# Probability for Drop Rates

I had a few minutes today, so I thought perhaps it was a chance to think about pumpkins.

I added pumpkins as a placeholder originally, so that my resource type had more than just herbs. But it would be nice if I introduce them as a rare resource. You’re not going to find them often when foraging in a forest, but occasionally seems plausible. So I decided that I’d make them occasionally appear when foraging – and that means its time for a post about maths and balancing.

### Simple version – average of one per hour

Firstly how many do I want? It seems like about 1 per hour is reasonable. Enough that you see them occasionally but not enough that you have tons of them.

Next, how many chances do I have in that hour? Every hour has 60 minutes * 60 seconds * 5 cycles per second  = 18000 cycles per hour; but forage takes 20 cycles. So we have 900 forage actions per hour.

But each forage gives you 20 items, so we’re back to 18000 foraged items per hour.

To get one per hour, then we’re talking simple division: 18000 cycles per hour, so 1/18000 chance per cycle, and we’ll get approximately one per hour.

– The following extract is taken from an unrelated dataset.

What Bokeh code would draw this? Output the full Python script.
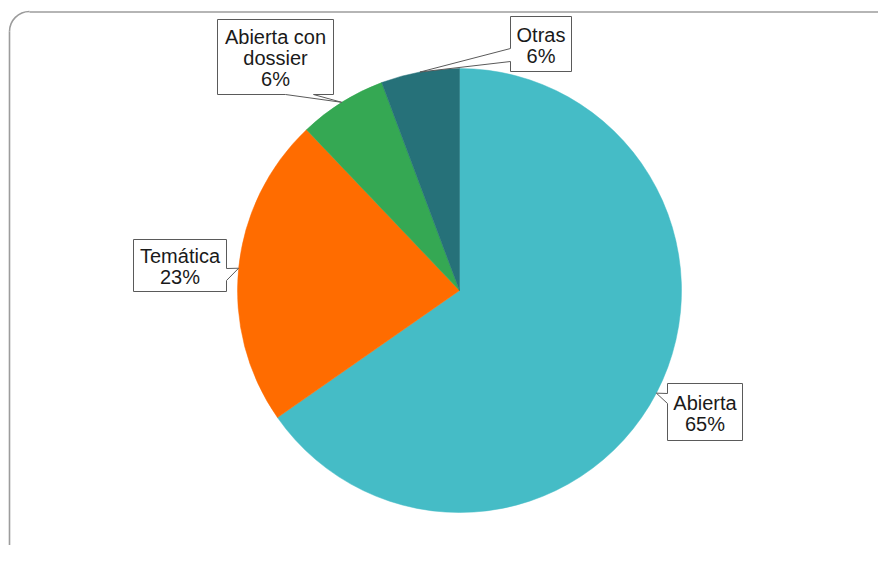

This doesn’t mean we’ll see one every hour. Some more maths: the chance of us not getting any pumpkin is 17999/18000 on a given forage roll. If we didn’t get any at all, we’d not get any pumpkins in all 18000 rolls, so we have to multiple them all together 18000 times – so we have  (17999/18000) ^ 18000 = 0.368 (approx). This means that 37% of the time we won’t see one in an hour. Perhaps that’s too rare?

### Complex version – usually get at least one every hour

So how about we try to make it so that 99% of the time we see at least pumpkin in an hour?

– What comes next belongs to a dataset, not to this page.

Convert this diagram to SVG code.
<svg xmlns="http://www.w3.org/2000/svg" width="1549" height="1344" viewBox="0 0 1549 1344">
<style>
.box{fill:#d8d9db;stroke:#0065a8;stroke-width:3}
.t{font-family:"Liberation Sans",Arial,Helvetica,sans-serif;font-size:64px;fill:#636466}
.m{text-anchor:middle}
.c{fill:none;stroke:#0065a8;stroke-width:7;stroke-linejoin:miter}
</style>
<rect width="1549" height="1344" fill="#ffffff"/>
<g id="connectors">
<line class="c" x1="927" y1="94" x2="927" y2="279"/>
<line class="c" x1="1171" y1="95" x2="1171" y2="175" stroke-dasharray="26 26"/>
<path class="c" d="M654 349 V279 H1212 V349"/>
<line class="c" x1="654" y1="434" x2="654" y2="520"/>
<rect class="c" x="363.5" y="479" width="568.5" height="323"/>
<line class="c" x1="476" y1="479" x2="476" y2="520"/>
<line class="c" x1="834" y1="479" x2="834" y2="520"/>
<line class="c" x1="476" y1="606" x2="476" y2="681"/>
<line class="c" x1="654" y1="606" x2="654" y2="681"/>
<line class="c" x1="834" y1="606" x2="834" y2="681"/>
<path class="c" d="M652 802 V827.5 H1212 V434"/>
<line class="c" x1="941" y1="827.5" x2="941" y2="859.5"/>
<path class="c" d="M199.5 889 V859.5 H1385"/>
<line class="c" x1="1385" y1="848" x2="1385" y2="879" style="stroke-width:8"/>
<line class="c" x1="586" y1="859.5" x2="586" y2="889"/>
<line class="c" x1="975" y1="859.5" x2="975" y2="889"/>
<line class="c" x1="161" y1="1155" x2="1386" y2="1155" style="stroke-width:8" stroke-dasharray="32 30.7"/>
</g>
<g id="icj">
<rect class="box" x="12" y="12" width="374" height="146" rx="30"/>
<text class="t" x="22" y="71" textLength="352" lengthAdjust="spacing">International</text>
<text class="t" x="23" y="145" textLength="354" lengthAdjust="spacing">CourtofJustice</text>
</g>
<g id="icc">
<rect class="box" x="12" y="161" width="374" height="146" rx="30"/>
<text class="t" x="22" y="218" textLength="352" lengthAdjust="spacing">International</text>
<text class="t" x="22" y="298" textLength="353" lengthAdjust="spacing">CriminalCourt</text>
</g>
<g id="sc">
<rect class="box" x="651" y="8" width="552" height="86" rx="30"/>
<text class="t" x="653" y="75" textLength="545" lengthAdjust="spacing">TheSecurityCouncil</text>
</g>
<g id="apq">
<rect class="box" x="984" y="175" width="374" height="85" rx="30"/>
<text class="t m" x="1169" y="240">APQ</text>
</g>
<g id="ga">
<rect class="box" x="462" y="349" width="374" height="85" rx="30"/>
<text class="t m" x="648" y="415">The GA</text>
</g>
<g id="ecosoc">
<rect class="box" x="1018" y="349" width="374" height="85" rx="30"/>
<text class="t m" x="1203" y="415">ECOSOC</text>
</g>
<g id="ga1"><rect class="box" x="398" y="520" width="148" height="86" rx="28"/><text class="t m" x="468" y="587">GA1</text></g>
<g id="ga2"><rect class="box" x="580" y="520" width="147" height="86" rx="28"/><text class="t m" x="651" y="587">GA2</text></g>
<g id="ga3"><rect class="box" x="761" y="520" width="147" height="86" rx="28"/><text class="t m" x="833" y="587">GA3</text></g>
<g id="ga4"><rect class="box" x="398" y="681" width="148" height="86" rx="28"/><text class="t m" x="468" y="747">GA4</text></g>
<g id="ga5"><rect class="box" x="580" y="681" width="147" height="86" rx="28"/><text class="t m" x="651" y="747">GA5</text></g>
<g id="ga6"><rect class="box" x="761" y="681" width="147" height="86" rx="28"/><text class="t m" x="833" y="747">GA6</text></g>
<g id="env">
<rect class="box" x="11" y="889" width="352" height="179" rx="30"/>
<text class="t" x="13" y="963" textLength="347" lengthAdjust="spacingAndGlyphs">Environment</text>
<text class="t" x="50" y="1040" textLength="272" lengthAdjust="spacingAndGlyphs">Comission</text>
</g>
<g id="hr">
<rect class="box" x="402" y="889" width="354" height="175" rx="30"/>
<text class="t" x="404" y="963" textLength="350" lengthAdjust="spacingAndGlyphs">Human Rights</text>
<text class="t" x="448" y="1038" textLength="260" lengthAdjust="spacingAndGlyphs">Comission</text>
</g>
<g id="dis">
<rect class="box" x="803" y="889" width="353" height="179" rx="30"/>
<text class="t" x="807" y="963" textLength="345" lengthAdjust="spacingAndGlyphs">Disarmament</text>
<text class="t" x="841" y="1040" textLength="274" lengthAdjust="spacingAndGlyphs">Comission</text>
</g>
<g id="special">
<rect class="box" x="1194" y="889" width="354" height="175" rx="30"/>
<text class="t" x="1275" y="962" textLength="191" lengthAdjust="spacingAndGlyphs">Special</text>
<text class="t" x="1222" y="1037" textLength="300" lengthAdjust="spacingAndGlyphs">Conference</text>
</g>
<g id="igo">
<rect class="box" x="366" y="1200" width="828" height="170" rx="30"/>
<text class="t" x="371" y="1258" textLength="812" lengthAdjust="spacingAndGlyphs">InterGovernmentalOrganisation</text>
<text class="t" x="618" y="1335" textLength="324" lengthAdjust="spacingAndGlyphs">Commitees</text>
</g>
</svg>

Then we need some proper maths. If P is the probability of getting a pumpkin, we need that (1-P) ^ 18000 = 0.01 – ie that if we multiple all the 18000 chances of not getting a pumpkin together we get 0.01 – so there’s a 1% chance that we won’t get one at all in the hour.

Now we solve for P (actually I’m gong to solve for P’ = (1-P) which is easier)

• P’ ^ 18000 = 0.01
• log both sides to remove the powers:
• ln(P’ ^ 18000) = ln(0.01)
• Use the fact that ln(x ^ y) = y ln(x)
• 18000 ln(P’) = ln(0.01)
• Divide out
• ln(P’) = ln(0.01) / 18000
• Now re-apply the exponent and apply e ^ ln(x) = x
• e ^ ln(P’) = e ^ (ln(0.01) / 18000)
• P’ = e ^ (ln(0.01) / 18000)
• And calculate (can paste that into Google!)
• P’ = 0.99974
• P = 0.00026

We can choose a nicer number and validate the maths, so if we choose 0.00025, then 0.99975 ^ 18000 = 0.0111 which is fine – just over 0.01 but not significantly.

If we multiply this by 18000 we’d get the number of pumpkins we’d actually expect to see every hour – which is 4.5. So if I use this, we’ll get 4.5 an hour, but very few hours will go by without seeing one. That feels like a reasonable number to get.

I should note that this isn’t really necessary for something like this – because we always have more time available and an hour is not a significant part of that time, the fact that you don’t see one in an hour isn’t so important. However, if this was something like opening loot boxes looking for a unique item, we can use this sort of maths to set a maximum number of boxes anyone will have to open.

### Using the numbers

In Elm we have a weighted random, so what I’m going to do is pick the main numbers to add up to 1 million, and then add a 250 on to that.

So my weights are 600000 Herbs : 250000 Flowers : 150000 Mushrooms : 250 Pumpkins

This doesn’t add up perfectly, but that doesn’t matter – taking 250 of one of the other numbers wouldn’t really make a big difference to the rest of them. The reality of the situation is that I’ll tweak these numbers anyway – say if I add another foraged resource – and it’ll change when I’ve playtested with this for a while, I’ll get a feeling for if this is too high or too low. The main aim of these calculations is to get the figures into the right order of magnitude, which can be particularly tricky when we’re looking at rare chances.